> _Stated goal_
Below are some records; quote exactly the lines from the one that contains "Generate a Python" through the one that contains "import matplotlib.pyplot as plt", inclusive, and no others.

— Begin Extracted data —

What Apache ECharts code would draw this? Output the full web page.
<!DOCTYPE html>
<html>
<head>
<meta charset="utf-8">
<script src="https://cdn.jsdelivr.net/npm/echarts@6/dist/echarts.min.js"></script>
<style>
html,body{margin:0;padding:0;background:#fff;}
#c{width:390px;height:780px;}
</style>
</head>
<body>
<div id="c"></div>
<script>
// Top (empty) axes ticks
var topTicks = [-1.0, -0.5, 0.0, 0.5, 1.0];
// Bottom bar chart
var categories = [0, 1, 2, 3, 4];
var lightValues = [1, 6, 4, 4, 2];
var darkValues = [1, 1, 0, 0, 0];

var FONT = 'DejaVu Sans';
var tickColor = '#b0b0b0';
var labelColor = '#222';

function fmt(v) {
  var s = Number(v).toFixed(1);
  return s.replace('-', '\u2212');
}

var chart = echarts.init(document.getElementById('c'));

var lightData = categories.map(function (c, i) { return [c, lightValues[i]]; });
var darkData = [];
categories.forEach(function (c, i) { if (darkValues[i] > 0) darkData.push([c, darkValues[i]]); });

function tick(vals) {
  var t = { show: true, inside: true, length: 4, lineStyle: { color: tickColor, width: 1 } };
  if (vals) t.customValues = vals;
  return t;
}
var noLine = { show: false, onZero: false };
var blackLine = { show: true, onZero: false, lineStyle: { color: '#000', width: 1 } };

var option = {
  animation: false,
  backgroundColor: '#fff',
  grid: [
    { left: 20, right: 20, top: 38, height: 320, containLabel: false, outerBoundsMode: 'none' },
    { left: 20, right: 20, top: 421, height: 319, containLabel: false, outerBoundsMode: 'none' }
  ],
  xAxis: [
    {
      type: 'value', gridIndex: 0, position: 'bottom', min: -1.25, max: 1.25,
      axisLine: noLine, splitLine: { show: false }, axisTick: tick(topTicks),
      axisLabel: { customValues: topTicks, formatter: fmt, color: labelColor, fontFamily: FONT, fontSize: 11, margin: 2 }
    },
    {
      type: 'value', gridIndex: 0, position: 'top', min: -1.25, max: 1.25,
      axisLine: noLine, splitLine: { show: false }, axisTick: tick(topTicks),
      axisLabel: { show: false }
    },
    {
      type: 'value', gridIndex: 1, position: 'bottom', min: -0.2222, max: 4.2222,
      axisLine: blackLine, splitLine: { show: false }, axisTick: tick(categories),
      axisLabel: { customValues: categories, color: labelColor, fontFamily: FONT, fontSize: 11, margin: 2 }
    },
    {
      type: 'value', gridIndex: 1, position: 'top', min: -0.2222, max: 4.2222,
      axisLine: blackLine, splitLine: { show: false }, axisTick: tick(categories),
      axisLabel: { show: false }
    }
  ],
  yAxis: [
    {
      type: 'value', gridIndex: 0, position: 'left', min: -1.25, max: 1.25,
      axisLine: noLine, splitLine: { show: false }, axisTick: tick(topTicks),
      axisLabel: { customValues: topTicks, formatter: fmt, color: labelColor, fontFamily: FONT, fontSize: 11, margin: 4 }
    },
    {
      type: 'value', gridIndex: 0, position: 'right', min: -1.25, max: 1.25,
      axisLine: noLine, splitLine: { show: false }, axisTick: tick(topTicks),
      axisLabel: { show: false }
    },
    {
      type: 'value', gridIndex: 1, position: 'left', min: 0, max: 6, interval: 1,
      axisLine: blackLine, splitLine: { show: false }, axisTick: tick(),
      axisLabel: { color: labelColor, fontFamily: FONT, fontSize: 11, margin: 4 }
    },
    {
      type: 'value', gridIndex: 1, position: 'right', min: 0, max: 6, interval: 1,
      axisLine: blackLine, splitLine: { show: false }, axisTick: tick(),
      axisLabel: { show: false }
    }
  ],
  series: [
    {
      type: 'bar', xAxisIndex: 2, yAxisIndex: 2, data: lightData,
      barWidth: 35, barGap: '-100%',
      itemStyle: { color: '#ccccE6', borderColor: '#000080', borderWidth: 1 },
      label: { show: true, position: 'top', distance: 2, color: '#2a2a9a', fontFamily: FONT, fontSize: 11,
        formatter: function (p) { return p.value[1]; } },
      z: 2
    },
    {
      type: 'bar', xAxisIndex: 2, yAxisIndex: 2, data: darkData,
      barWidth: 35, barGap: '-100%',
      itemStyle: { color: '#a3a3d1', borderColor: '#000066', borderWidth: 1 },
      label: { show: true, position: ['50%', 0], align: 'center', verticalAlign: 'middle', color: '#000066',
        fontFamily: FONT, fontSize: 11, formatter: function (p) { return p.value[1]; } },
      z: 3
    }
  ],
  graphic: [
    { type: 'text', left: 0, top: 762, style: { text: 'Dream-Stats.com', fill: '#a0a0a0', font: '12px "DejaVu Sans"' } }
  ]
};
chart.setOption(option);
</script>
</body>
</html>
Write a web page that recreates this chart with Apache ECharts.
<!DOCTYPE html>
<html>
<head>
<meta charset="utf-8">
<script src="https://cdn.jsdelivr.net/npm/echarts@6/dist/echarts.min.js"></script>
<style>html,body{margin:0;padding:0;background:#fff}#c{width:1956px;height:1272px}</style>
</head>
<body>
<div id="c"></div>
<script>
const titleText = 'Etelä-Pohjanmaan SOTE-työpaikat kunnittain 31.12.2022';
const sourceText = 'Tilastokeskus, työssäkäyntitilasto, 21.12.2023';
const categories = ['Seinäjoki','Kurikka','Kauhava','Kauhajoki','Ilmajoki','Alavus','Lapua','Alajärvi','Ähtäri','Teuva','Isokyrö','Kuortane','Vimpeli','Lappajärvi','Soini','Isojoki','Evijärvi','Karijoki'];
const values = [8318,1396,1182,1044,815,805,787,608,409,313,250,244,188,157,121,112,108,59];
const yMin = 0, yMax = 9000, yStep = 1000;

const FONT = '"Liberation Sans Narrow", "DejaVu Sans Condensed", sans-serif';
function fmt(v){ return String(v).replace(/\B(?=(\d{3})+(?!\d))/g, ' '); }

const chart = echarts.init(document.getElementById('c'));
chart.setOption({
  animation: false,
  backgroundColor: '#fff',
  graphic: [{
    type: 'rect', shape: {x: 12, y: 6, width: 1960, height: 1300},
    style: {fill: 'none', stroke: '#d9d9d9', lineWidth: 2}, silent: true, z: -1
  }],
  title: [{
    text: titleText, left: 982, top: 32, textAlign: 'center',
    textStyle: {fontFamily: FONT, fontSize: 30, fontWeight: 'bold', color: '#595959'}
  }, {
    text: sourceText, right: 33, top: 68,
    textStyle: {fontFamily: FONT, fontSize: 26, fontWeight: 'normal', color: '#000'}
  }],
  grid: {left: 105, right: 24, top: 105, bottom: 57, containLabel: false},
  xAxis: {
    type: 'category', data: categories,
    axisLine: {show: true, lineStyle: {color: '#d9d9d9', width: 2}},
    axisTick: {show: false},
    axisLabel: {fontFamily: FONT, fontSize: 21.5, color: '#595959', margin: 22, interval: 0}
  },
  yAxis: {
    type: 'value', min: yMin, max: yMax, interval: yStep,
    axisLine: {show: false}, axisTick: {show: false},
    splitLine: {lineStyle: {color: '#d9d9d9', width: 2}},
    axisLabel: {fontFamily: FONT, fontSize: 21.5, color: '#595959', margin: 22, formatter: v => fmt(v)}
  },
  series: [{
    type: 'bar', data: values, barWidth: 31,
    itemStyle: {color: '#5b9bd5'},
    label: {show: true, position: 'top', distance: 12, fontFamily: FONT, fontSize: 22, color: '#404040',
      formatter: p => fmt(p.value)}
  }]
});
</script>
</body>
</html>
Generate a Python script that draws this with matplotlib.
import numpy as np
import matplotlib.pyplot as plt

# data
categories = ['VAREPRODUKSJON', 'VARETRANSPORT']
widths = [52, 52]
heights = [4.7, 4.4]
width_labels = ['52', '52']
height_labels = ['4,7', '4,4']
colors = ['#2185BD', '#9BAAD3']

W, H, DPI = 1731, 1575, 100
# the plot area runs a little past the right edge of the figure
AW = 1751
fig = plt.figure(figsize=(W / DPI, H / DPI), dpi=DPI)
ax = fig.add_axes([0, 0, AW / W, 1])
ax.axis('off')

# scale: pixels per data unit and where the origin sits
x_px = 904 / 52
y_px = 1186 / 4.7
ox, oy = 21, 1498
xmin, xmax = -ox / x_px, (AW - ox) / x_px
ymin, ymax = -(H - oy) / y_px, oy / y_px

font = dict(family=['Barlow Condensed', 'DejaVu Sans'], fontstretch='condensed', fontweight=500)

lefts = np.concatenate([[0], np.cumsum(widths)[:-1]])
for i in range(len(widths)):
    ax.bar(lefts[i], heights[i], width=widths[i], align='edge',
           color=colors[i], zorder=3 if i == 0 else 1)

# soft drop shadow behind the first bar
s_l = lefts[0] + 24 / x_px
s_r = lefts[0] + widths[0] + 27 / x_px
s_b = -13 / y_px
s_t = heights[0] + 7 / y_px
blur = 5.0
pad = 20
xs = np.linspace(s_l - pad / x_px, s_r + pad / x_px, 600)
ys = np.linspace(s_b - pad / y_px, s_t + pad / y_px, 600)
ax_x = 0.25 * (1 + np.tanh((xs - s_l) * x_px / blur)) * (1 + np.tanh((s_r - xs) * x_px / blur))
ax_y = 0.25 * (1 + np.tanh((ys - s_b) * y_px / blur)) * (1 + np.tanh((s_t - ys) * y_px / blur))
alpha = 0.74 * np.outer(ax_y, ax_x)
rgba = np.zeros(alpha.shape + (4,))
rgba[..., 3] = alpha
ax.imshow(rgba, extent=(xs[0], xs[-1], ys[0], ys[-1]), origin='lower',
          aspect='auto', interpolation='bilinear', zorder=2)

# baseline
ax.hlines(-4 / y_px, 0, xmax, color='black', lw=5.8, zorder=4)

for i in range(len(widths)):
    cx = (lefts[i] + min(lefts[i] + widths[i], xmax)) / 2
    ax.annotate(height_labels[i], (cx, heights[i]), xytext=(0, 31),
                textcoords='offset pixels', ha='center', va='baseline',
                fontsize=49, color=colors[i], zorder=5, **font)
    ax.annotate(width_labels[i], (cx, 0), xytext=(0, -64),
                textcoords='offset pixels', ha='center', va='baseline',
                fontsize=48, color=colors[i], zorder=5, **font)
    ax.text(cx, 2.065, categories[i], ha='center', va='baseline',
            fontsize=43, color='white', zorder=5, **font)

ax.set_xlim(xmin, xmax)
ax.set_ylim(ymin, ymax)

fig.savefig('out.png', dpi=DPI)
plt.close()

— End Extracted data —

> _Problem solution_
Generate a Python script that draws this with matplotlib.
import numpy as np
import matplotlib.pyplot as plt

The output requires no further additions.